Pourtant, un aspect moins connu de son parcours (et qui ne sera révélé que dans les années 1980 parce qu’il était classé secret-défense) va lui rendre sa célébrité à titre posthume : sa mise au point, en 1941, d’un système de communication applicable aux torpilles radioguidées qui permettait à l’émetteur-récepteur de la torpille de changer de fréquence, de manière à empêcher la détection d’une attaque sous-marine par l’ennemi.

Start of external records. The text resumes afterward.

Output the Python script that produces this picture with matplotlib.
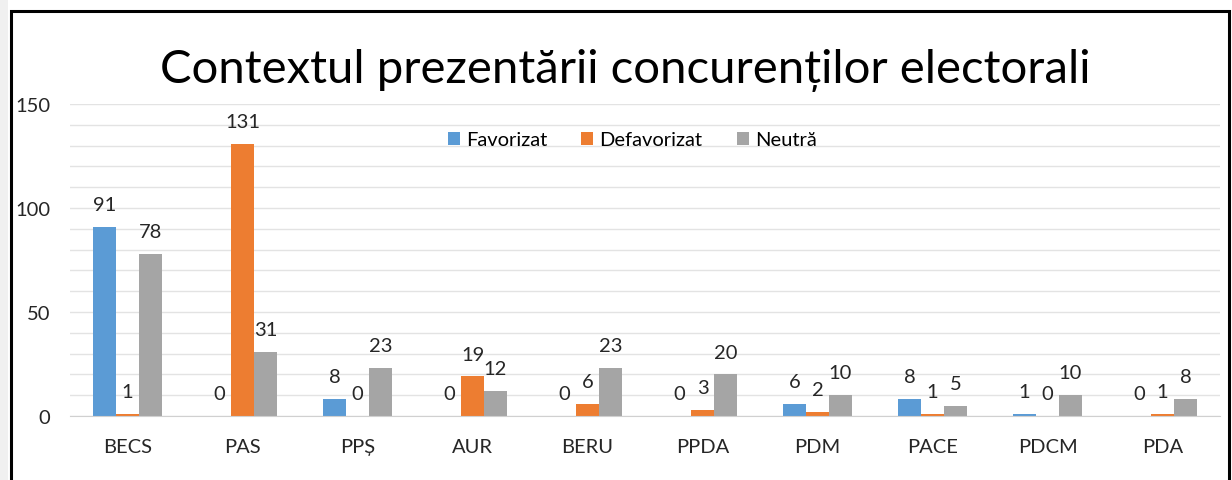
import numpy as np
import matplotlib
matplotlib.use("Agg")
import matplotlib.pyplot as plt
from matplotlib.patches import Rectangle

# data
parties = ["BECS", "PAS", "PPȘ", "AUR", "BERU", "PPDA", "PDM", "PACE", "PDCM", "PDA"]
favorizat = [91, 0, 8, 0, 0, 0, 6, 8, 1, 0]
defavorizat = [1, 131, 0, 19, 6, 3, 2, 1, 0, 1]
neutra = [78, 31, 23, 12, 23, 20, 10, 5, 10, 8]

series = [("Favorizat", favorizat, "#5B9BD5"),
          ("Defavorizat", defavorizat, "#ED7D31"),
          ("Neutră", neutra, "#A5A5A5")]

plt.rcParams['font.family'] = ['Lato', 'DejaVu Sans']

fig = plt.figure(figsize=(12.32, 4.81), dpi=100)
ax = fig.add_axes([70 / 1232, 64 / 481, 1150 / 1232, 312 / 481])

x = np.arange(len(parties))
w = 0.2
for k, (name, vals, col) in enumerate(series):
    pos = x + (k - 1) * w
    ax.bar(pos, vals, w, color=col, label=name, zorder=3)
    for xi, v in zip(pos, vals):
        ax.annotate(str(v), (xi, v), xytext=(0, 10), textcoords="offset points",
                    ha="center", va="bottom", fontsize=14.5, color="#262626")

ax.set_xlim(-0.5, len(parties) - 0.5)
ax.set_ylim(0, 150)
ax.set_yticks([0, 50, 100, 150])
ax.set_yticks(np.arange(0, 151, 10), minor=True)
ax.grid(axis="y", which="both", color="#E3E3E3", linewidth=1, zorder=0)
ax.tick_params(axis="y", which="both", length=0, pad=14, labelsize=14.5, labelcolor="#262626")
ax.set_xticks(x)
ax.set_xticklabels(parties)
ax.tick_params(axis="x", length=0, pad=16, labelsize=14.5, labelcolor="#262626")
for s in ["top", "right", "left"]:
    ax.spines[s].set_visible(False)
ax.spines["bottom"].set_color("#D0D0D0")
ax.spines["bottom"].set_zorder(4)

ax.legend(loc="center", bbox_to_anchor=(632 / 1232, 1 - 141 / 481), bbox_transform=fig.transFigure,
          ncol=3, frameon=False, fontsize=14.5, handlelength=0.6, handleheight=0.6,
          columnspacing=1.7, handletextpad=0.3)

fig.text(625 / 1232, 1 - 71 / 481, "Contextul prezentării concurenților electorali",
         ha="center", va="center", fontsize=34, color="#000000")

# outer frame like the screenshot
fig.patches.append(Rectangle((11 / 1232, -0.05), 1218 / 1232, 1.05 - 12 / 481,
                             transform=fig.transFigure, fill=False, edgecolor="black",
                             linewidth=2.2, zorder=10))
fig.patches.append(Rectangle((0, 0), 8 / 1232, 1, transform=fig.transFigure,
                             facecolor="#F0F0F0", edgecolor="none", zorder=0))

fig.savefig("out.png", dpi=100)
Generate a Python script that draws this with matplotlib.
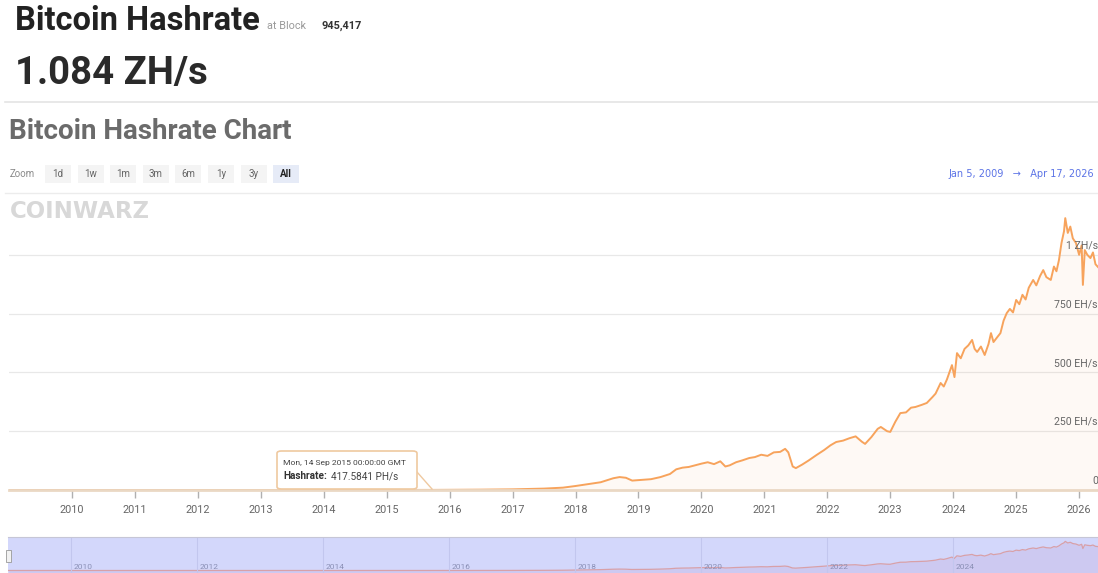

Dans un premier temps, les spécialistes de l’armée ne la prennent pas au sérieux et n’accordent aucune attention à son invention, qu’ils classent dans leurs archives sans même la tester. Mais lors de la Guerre froide, en 1962, en pleine crise des missiles de Cuba, le « Procédé Lamarr » est finalement ressorti des cartons et mis en pratique. Avec succès. Lorsque son brevet est déclassifié en 1980, les entreprises privées voient tout de suite l’intérêt de cette invention. C’est ainsi que la téléphonie mobile, le GPS, les liaisons cryptées militaires, les communications des navettes spatiales avec le sol ou encore le Wi-Fi intègrent tous le « procédé Lamarr ».

L’actrice reçoit rétroactivement, en 1997, le prix de la Fondation américaine pour l’électronique, et elle est admise en 2014 au National Inventors Hall of Fame, qui récompense les plus grands inventeurs américains.

Edmond Wells, Encyclopédie du Savoir Relatif et Absolu, tome XII.